(Given request): Set the listing down again exactly, please, apart from its pictures.

(Available records):
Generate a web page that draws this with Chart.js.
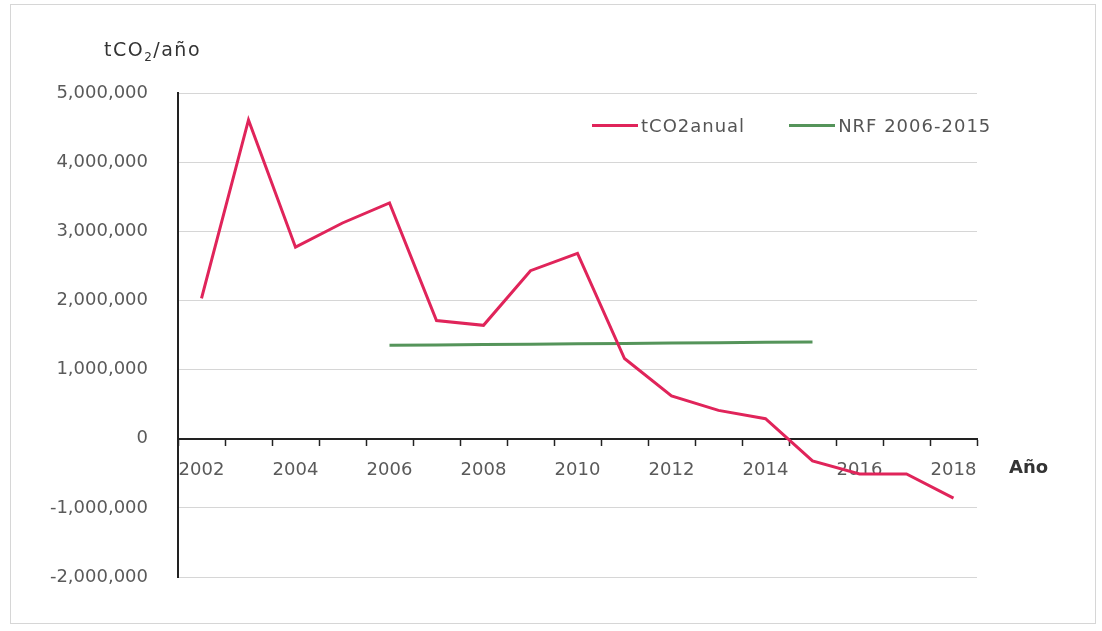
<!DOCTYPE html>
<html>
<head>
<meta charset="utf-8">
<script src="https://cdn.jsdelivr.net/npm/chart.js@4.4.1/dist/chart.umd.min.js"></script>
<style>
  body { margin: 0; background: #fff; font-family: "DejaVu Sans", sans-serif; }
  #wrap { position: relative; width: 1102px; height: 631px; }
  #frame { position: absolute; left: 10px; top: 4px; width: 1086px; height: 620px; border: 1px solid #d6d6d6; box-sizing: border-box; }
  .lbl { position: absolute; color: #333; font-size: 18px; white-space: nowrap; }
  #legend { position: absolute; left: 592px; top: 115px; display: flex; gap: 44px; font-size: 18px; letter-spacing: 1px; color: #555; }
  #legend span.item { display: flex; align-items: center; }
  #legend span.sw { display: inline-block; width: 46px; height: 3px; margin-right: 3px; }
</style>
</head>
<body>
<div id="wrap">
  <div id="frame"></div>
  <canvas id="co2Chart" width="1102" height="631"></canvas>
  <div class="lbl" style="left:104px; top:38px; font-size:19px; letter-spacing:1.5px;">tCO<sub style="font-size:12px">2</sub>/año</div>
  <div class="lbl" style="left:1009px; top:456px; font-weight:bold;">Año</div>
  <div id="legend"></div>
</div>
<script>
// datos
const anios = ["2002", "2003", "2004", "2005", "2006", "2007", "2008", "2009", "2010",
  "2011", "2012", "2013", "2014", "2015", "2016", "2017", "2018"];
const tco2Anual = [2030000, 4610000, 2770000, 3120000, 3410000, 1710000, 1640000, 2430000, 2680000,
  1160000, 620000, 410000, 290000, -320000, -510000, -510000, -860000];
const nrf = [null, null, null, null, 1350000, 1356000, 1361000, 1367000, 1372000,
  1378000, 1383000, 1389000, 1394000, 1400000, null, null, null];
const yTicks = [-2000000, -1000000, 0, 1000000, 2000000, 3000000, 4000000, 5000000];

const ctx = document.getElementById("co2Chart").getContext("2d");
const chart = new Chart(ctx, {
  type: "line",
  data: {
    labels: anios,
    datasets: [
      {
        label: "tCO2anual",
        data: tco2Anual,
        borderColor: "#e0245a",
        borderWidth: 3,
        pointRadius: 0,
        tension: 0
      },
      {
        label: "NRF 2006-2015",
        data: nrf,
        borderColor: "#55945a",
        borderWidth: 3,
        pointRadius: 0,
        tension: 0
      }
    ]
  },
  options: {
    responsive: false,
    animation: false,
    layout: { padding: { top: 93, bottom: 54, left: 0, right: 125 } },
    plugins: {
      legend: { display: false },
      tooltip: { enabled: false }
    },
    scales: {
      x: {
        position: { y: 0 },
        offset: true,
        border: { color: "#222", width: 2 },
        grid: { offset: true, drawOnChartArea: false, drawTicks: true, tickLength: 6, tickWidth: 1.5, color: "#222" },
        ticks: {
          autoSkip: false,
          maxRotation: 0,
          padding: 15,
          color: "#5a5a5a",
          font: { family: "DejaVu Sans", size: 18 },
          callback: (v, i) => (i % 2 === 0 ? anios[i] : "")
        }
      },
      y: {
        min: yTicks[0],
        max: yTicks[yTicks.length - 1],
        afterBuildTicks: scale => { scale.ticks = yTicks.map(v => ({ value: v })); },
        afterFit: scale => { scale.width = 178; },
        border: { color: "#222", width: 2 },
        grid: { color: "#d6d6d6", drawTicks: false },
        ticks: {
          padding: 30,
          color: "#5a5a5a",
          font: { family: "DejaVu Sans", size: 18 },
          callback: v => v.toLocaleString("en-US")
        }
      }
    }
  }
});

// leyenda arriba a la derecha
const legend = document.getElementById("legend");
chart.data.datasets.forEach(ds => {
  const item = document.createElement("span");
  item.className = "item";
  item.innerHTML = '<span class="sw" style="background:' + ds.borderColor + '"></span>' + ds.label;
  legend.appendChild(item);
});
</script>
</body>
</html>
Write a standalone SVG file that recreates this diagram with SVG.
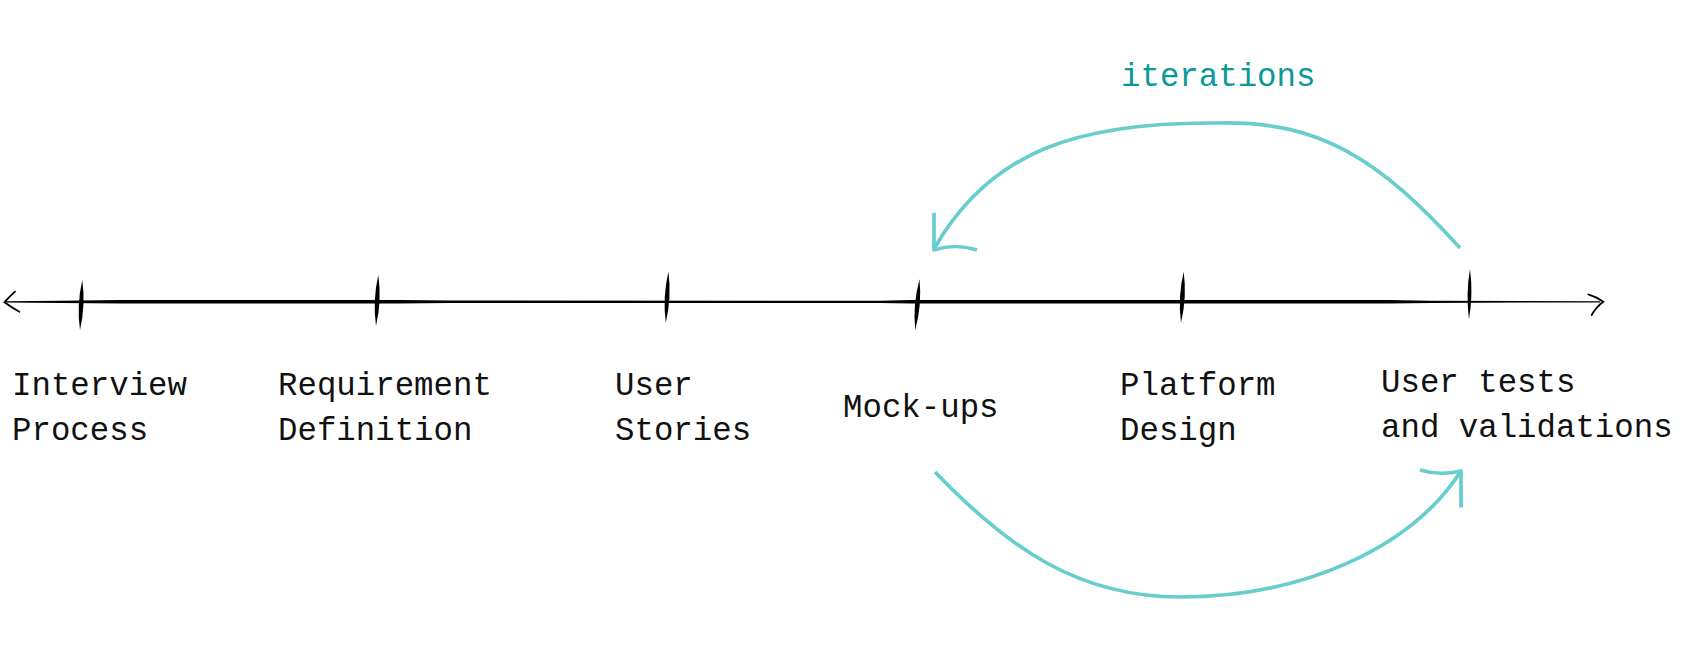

(The completed task):
Generate a web page that draws this with Chart.js.
<!DOCTYPE html>
<html>
<head>
<meta charset="utf-8">
<script src="https://cdn.jsdelivr.net/npm/chart.js@4.4.1/dist/chart.umd.min.js"></script>
<style>
  body { margin: 0; background: #fff; font-family: "DejaVu Sans", sans-serif; }
  #wrap { position: relative; width: 1102px; height: 631px; }
  #frame { position: absolute; left: 10px; top: 4px; width: 1086px; height: 620px; border: 1px solid #d6d6d6; box-sizing: border-box; }
  .lbl { position: absolute; color: #333; font-size: 18px; white-space: nowrap; }
  #legend { position: absolute; left: 592px; top: 115px; display: flex; gap: 44px; font-size: 18px; letter-spacing: 1px; color: #555; }
  #legend span.item { display: flex; align-items: center; }
  #legend span.sw { display: inline-block; width: 46px; height: 3px; margin-right: 3px; }
</style>
</head>
<body>
<div id="wrap">
  <div id="frame"></div>
  <canvas id="co2Chart" width="1102" height="631"></canvas>
  <div class="lbl" style="left:104px; top:38px; font-size:19px; letter-spacing:1.5px;">tCO<sub style="font-size:12px">2</sub>/año</div>
  <div class="lbl" style="left:1009px; top:456px; font-weight:bold;">Año</div>
  <div id="legend"></div>
</div>
<script>
// datos
const anios = ["2002", "2003", "2004", "2005", "2006", "2007", "2008", "2009", "2010",
  "2011", "2012", "2013", "2014", "2015", "2016", "2017", "2018"];
const tco2Anual = [2030000, 4610000, 2770000, 3120000, 3410000, 1710000, 1640000, 2430000, 2680000,
  1160000, 620000, 410000, 290000, -320000, -510000, -510000, -860000];
const nrf = [null, null, null, null, 1350000, 1356000, 1361000, 1367000, 1372000,
  1378000, 1383000, 1389000, 1394000, 1400000, null, null, null];
const yTicks = [-2000000, -1000000, 0, 1000000, 2000000, 3000000, 4000000, 5000000];

const ctx = document.getElementById("co2Chart").getContext("2d");
const chart = new Chart(ctx, {
  type: "line",
  data: {
    labels: anios,
    datasets: [
      {
        label: "tCO2anual",
        data: tco2Anual,
        borderColor: "#e0245a",
        borderWidth: 3,
        pointRadius: 0,
        tension: 0
      },
      {
        label: "NRF 2006-2015",
        data: nrf,
        borderColor: "#55945a",
        borderWidth: 3,
        pointRadius: 0,
        tension: 0
      }
    ]
  },
  options: {
    responsive: false,
    animation: false,
    layout: { padding: { top: 93, bottom: 54, left: 0, right: 125 } },
    plugins: {
      legend: { display: false },
      tooltip: { enabled: false }
    },
    scales: {
      x: {
        position: { y: 0 },
        offset: true,
        border: { color: "#222", width: 2 },
        grid: { offset: true, drawOnChartArea: false, drawTicks: true, tickLength: 6, tickWidth: 1.5, color: "#222" },
        ticks: {
          autoSkip: false,
          maxRotation: 0,
          padding: 15,
          color: "#5a5a5a",
          font: { family: "DejaVu Sans", size: 18 },
          callback: (v, i) => (i % 2 === 0 ? anios[i] : "")
        }
      },
      y: {
        min: yTicks[0],
        max: yTicks[yTicks.length - 1],
        afterBuildTicks: scale => { scale.ticks = yTicks.map(v => ({ value: v })); },
        afterFit: scale => { scale.width = 178; },
        border: { color: "#222", width: 2 },
        grid: { color: "#d6d6d6", drawTicks: false },
        ticks: {
          padding: 30,
          color: "#5a5a5a",
          font: { family: "DejaVu Sans", size: 18 },
          callback: v => v.toLocaleString("en-US")
        }
      }
    }
  }
});

// leyenda arriba a la derecha
const legend = document.getElementById("legend");
chart.data.datasets.forEach(ds => {
  const item = document.createElement("span");
  item.className = "item";
  item.innerHTML = '<span class="sw" style="background:' + ds.borderColor + '"></span>' + ds.label;
  legend.appendChild(item);
});
</script>
</body>
</html>
Write a standalone SVG file that recreates this diagram with SVG.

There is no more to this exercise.